En cette fin d’année, nos critiques cinéma vous proposent leur coup de coeur de 2022. Premier de trois billets.
J’ai eu grand mal à choisir mon coup de coeur cinéma, le cru 2022 ayant été particulièrement riche. Je suis passé à un cheveu de jeter mon dévolu sur Everything Everywhere All at Once (Tout partout tout à la fois), des Daniels, que j’ai adoré la première fois et aimé encore plus la deuxième et la troisième.

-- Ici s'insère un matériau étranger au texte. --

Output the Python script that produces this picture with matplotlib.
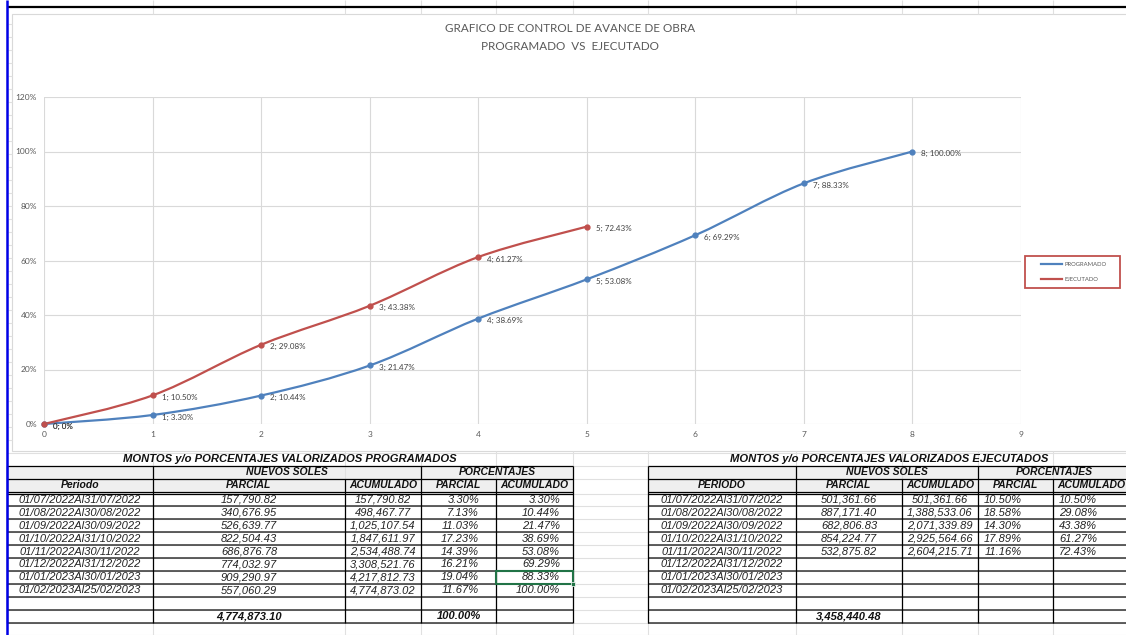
import matplotlib
matplotlib.use("Agg")
import matplotlib.pyplot as plt
from matplotlib.path import Path
from matplotlib.patches import PathPatch, Rectangle
from matplotlib.lines import Line2D
from matplotlib.ticker import FuncFormatter

# Avance acumulado de obra (%) por mes
meses_prog = [0, 1, 2, 3, 4, 5, 6, 7, 8]
avance_prog = [0, 3.30, 10.44, 21.47, 38.69, 53.08, 69.29, 88.33, 100.00]
meses_ejec = [0, 1, 2, 3, 4, 5]
avance_ejec = [0, 10.50, 29.08, 43.38, 61.27, 72.43]

# Valorizaciones mensuales
periodos = [
    "01/07/2022Al31/07/2022",
    "01/08/2022Al30/08/2022",
    "01/09/2022Al30/09/2022",
    "01/10/2022Al31/10/2022",
    "01/11/2022Al30/11/2022",
    "01/12/2022Al31/12/2022",
    "01/01/2023Al30/01/2023",
    "01/02/2023Al25/02/2023",
]
prog_parcial = [157790.82, 340676.95, 526639.77, 822504.43, 686876.78, 774032.97, 909290.97, 557060.29]
prog_acumulado = [157790.82, 498467.77, 1025107.54, 1847611.97, 2534488.74, 3308521.76, 4217812.73, 4774873.02]
prog_pct_parcial = [3.30, 7.13, 11.03, 17.23, 14.39, 16.21, 19.04, 11.67]
prog_total = 4774873.10
prog_pct_total = 100.00

ejec_parcial = [501361.66, 887171.40, 682806.83, 854224.77, 532875.82]
ejec_acumulado = [501361.66, 1388533.06, 2071339.89, 2925564.66, 2604215.71]
ejec_pct_parcial = [10.50, 18.58, 14.30, 17.89, 11.16]
ejec_total = 3458440.48

AZUL = "#4F81BD"
ROJO = "#C0504D"
GRIS_HOJA = "#E0E0E0"
GRIS_CHART = "#D9D9D9"
TXT = "#595959"

W, H = 1126, 635
fig = plt.figure(figsize=(W / 100, H / 100), dpi=100)

# Hoja de calculo de fondo, en pixeles
hoja = fig.add_axes([0, 0, 1, 1], zorder=0)
hoja.set_xlim(0, W)
hoja.set_ylim(H, 0)
hoja.axis("off")

cols_hoja = [153, 345, 421, 496, 573, 648, 796, 902, 978, 1053]
hoja.vlines(cols_hoja, 0, 14, colors=GRIS_HOJA, lw=0.8)
hoja.vlines(cols_hoja, 451, H, colors=GRIS_HOJA, lw=0.8)

Y_T, Y_H1, Y_H2, Y_D0, RH = 452.5, 465.5, 478.5, 493.5, 12.9
filas_hoja = [Y_T, Y_H1, Y_H2] + [Y_D0 + k * RH for k in range(12)]
hoja.hlines(filas_hoja, 7, W, colors=GRIS_HOJA, lw=0.8)
y = Y_T - 13
while y > 14:
    hoja.hlines(y, 8, 12, colors=GRIS_HOJA, lw=0.8)
    y -= 13

# area del grafico
hoja.add_patch(Rectangle((12, 14), W, 437, facecolor="white", edgecolor=GRIS_CHART, lw=0.8))

hoja.hlines(7, 7, W, colors="black", lw=1.6)
hoja.vlines(7, 0, H, colors="#0000E6", lw=1.8, zorder=10)

hoja.text(570, 29, "GRAFICO DE CONTROL DE AVANCE DE OBRA", ha="center", va="center",
          fontsize=8.4, color=TXT, family="Lato")
hoja.text(570, 46, "PROGRAMADO  VS  EJECUTADO", ha="center", va="center",
          fontsize=8.4, color=TXT, family="Lato")

# Grafico de avance
ax = fig.add_axes([44 / W, (H - 424) / H, (1021 - 44) / W, (424 - 97) / H], zorder=1)
ax.set_facecolor("white")
ax.set_xlim(0, 9)
ax.set_ylim(0, 120)
ax.set_xticks(range(0, 10))
ax.set_yticks(range(0, 121, 20))
ax.yaxis.set_major_formatter(FuncFormatter(lambda v, p: "{:.0f}%".format(v)))
ax.grid(True, color=GRIS_CHART, lw=0.8)
ax.set_axisbelow(True)
for s in ax.spines.values():
    s.set_visible(False)
ax.tick_params(length=0, labelsize=6, colors=TXT, pad=5)
for lbl in ax.get_xticklabels() + ax.get_yticklabels():
    lbl.set_family("Lato")


def curva_suave(xs, ys):
    pts = list(zip(xs, ys))
    verts = [pts[0]]
    codes = [Path.MOVETO]
    n = len(pts)
    for i in range(n - 1):
        p0 = pts[max(i - 1, 0)]
        p1 = pts[i]
        p2 = pts[i + 1]
        p3 = pts[min(i + 2, n - 1)]
        c1 = (p1[0] + (p2[0] - p0[0]) / 6, p1[1] + (p2[1] - p0[1]) / 6)
        c2 = (p2[0] - (p3[0] - p1[0]) / 6, p2[1] - (p3[1] - p1[1]) / 6)
        verts += [c1, c2, p2]
        codes += [Path.CURVE4] * 3
    return Path(verts, codes)


for xs, ys, color in [(meses_prog, avance_prog, AZUL), (meses_ejec, avance_ejec, ROJO)]:
    ax.add_patch(PathPatch(curva_suave(xs, ys), fill=False, edgecolor=color, lw=1.6,
                           capstyle="round", clip_on=False))
    ax.plot(xs, ys, "o", ls="none", color=color, ms=3.5, clip_on=False)
    for xv, yv in zip(xs, ys):
        txt = "{}; 0%".format(xv) if yv == 0 else "{}; {:.2f}%".format(xv, yv)
        ax.annotate(txt, (xv, yv), xytext=(6.5, -1.5), textcoords="offset points",
                    ha="left", va="center", fontsize=5.8, color="#404040", family="Lato")

# leyenda
hoja.add_patch(Rectangle((1025, 256), 95, 32, facecolor="white", edgecolor=ROJO, lw=1.3, zorder=3))
leg = ax.legend([Line2D([], [], color=AZUL, lw=1.6), Line2D([], [], color=ROJO, lw=1.6)],
                ["PROGRAMADO", "EJECUTADO"], loc="center left",
                bbox_to_anchor=(1041, 272), bbox_transform=hoja.transData,
                frameon=False, borderpad=0, borderaxespad=0,
                handlelength=3.6, handletextpad=0.5, labelspacing=1.55,
                prop={"family": "Lato", "size": 4.2})
for t in leg.get_texts():
    t.set_color(TXT)


# Tablas de montos y porcentajes
def tabla(cols, titulo, cab, parcial, acumulado, pct_parcial, pct_acum, total, pct_total, x_pct):
    x0, x1, x2, x3, x4, x5 = cols
    y_fin = Y_D0 + 10 * RH
    neg = dict(fontsize=7.5, fontweight="bold", style="italic", color="#111111",
               family="Liberation Sans", ha="center", va="center")
    nor = dict(fontsize=8, style="italic", color="#222222",
               family="Liberation Sans", va="center")

    hoja.text((x0 + x5) / 2, (Y_T + Y_H1) / 2 + 0.5, titulo, **dict(neg, fontsize=8.1))
    hoja.add_patch(Rectangle((x0, Y_H1), x5 - x0, Y_D0 - Y_H1, facecolor="#EFEFEF",
                             edgecolor="none", zorder=1))
    hoja.text((x1 + x3) / 2, (Y_H1 + Y_H2) / 2, "NUEVOS SOLES", **neg)
    hoja.text((x3 + x5) / 2, (Y_H1 + Y_H2) / 2, "PORCENTAJES", **neg)
    for a, b, t in [(x0, x1, cab), (x1, x2, "PARCIAL"), (x2, x3, "ACUMULADO"),
                    (x3, x4, "PARCIAL"), (x4, x5, "ACUMULADO")]:
        hoja.text((a + b) / 2, (Y_H2 + Y_D0) / 2 - 1, t, **neg)

    for i, per in enumerate(periodos):
        yc = Y_D0 + (i + 0.5) * RH
        hoja.text((x0 + x1) / 2, yc, per, ha="center", **nor)
        if i < len(parcial):
            hoja.text((x1 + x2) / 2, yc, "{:,.2f}".format(parcial[i]), ha="center", **nor)
            hoja.text((x2 + x3) / 2, yc, "{:,.2f}".format(acumulado[i]), ha="center", **nor)
            hoja.text(x_pct[0], yc, "{:.2f}%".format(pct_parcial[i]), ha="right", **nor)
            hoja.text(x_pct[1], yc, "{:.2f}%".format(pct_acum[i]), ha="right", **nor)

    yt = Y_D0 + 9.5 * RH
    hoja.text((x1 + x2) / 2, yt, "{:,.2f}".format(total), **dict(neg, fontsize=8))
    if pct_total is not None:
        hoja.text((x3 + x4) / 2, yt, "{:.2f}%".format(pct_total), **dict(neg, fontsize=8))

    hoja.hlines([Y_H1, Y_H2, Y_D0 - 2, Y_D0], x0, x5, colors="black", lw=0.9, zorder=2)
    hoja.hlines([Y_D0 + k * RH for k in range(1, 11)], x0, x5, colors="#333333", lw=1.1, zorder=2)
    hoja.vlines([x0, x1, x3, x5], Y_H1, y_fin, colors="black", lw=0.9, zorder=2)
    hoja.vlines([x2, x4], Y_H2, y_fin, colors="black", lw=0.9, zorder=2)


tabla([7, 153, 345, 421, 496, 573], "MONTOS y/o PORCENTAJES VALORIZADOS PROGRAMADOS", "Periodo",
      prog_parcial, prog_acumulado, prog_pct_parcial, avance_prog[1:], prog_total, prog_pct_total,
      (479, 560))
tabla([648, 796, 902, 978, 1053, 1130], "MONTOS y/o PORCENTAJES VALORIZADOS EJECUTADOS", "PERIODO",
      ejec_parcial, ejec_acumulado, ejec_pct_parcial, avance_ejec[1:], ejec_total, None,
      (1022, 1097))

# celda seleccionada
y_sel = Y_D0 + 6 * RH
hoja.add_patch(Rectangle((496, y_sel), 77, RH, facecolor="none", edgecolor="#217346", lw=1.5, zorder=4))
hoja.add_patch(Rectangle((571, y_sel + RH - 2), 4, 4, facecolor="#217346", edgecolor="white", lw=0.5, zorder=5))

fig.savefig("out.png", dpi=100)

J’ai en outre accordé cinq étoiles bien senties à Petite maman, de Céline Sciamma, et à The Fabelmans (Les Fabelman), de Steven Spielberg, aussi sélectionner l’un d’eux serait-il tombé sous le sens. Or, de tous les films que j’ai vus cette année, Décision de partir, de Park Chan-wook, est celui qui s’est incrusté le plus profondément dans ma tête et dans mon coeur.
Images, répliques et récit me hantent encore : une constance en ce qui concerne le cinéma de Park Chan-wook. D’ailleurs, je confesse que le long entretien que m’a accordé au TIFF le cinéaste sud-coréen, l’un de mes favoris, constitue un des temps forts de ma carrière.
Ici, le réalisateur d’Oldboy, de Lady Vengeance et de Mademoiselle fusionne drames policier et sentimental. Le procédé n’est pas neuf, mais la manière, si. On suit un enquêteur, Hae-jun, qui, alors qu’il investigue sur une possible affaire d’homicide maquillé en suicide, s’éprend de la principale suspecte : Seo-rae, la veuve de la victime. Immigrante chinoise solitaire, la jeune femme fascine le policier insomniaque et marié.
Interprétation, photo, musique : tout est exquis. Et la réalisation ! Pas étonnant que le cinéaste soit reparti de Cannes avec le Prix de la mise en scène : les séquences virtuoses se succèdent. Celles où, planqué dans une voiture banalisée pour fins de surveillance, Hae-jun se projette en pensées dans l’appartement de Seo-rae, sont géniales.
On y voit le détective, présent sans y être, couver la maîtresse de céans d’un oeil mélancolique. Sauf que Seo-rae est brillante : se doute-t-elle que Hae-jun la surveille depuis sa voiture ? Dès lors, l’intimité dont est témoin Hae-jun — et le public — est-elle réelle, ou s’agit-il d’un simulacre ourdi par la femme fatale ?
Débutant au pied d’un pic escarpé, le film se clôt à la mer lors d’un poignant hommage à L’avventura, de Michelangelo Antonioni. À ce propos, comme dans la majorité de ses films, Park Chan-wook déjoue brillamment les attentes en annonçant un certain type de film pour mieux, chemin faisant, effectuer un virage inattendu. Ce point de bascule survient, là encore en un motif récurrent, par l’entremise d’un énigmatique personnage féminin comme sait si bien les créer le cinéaste.
Pour ce dernier, Décision de partir représente un sommet artistique. Sans mauvais jeu de mots, c’est là un film qui reste.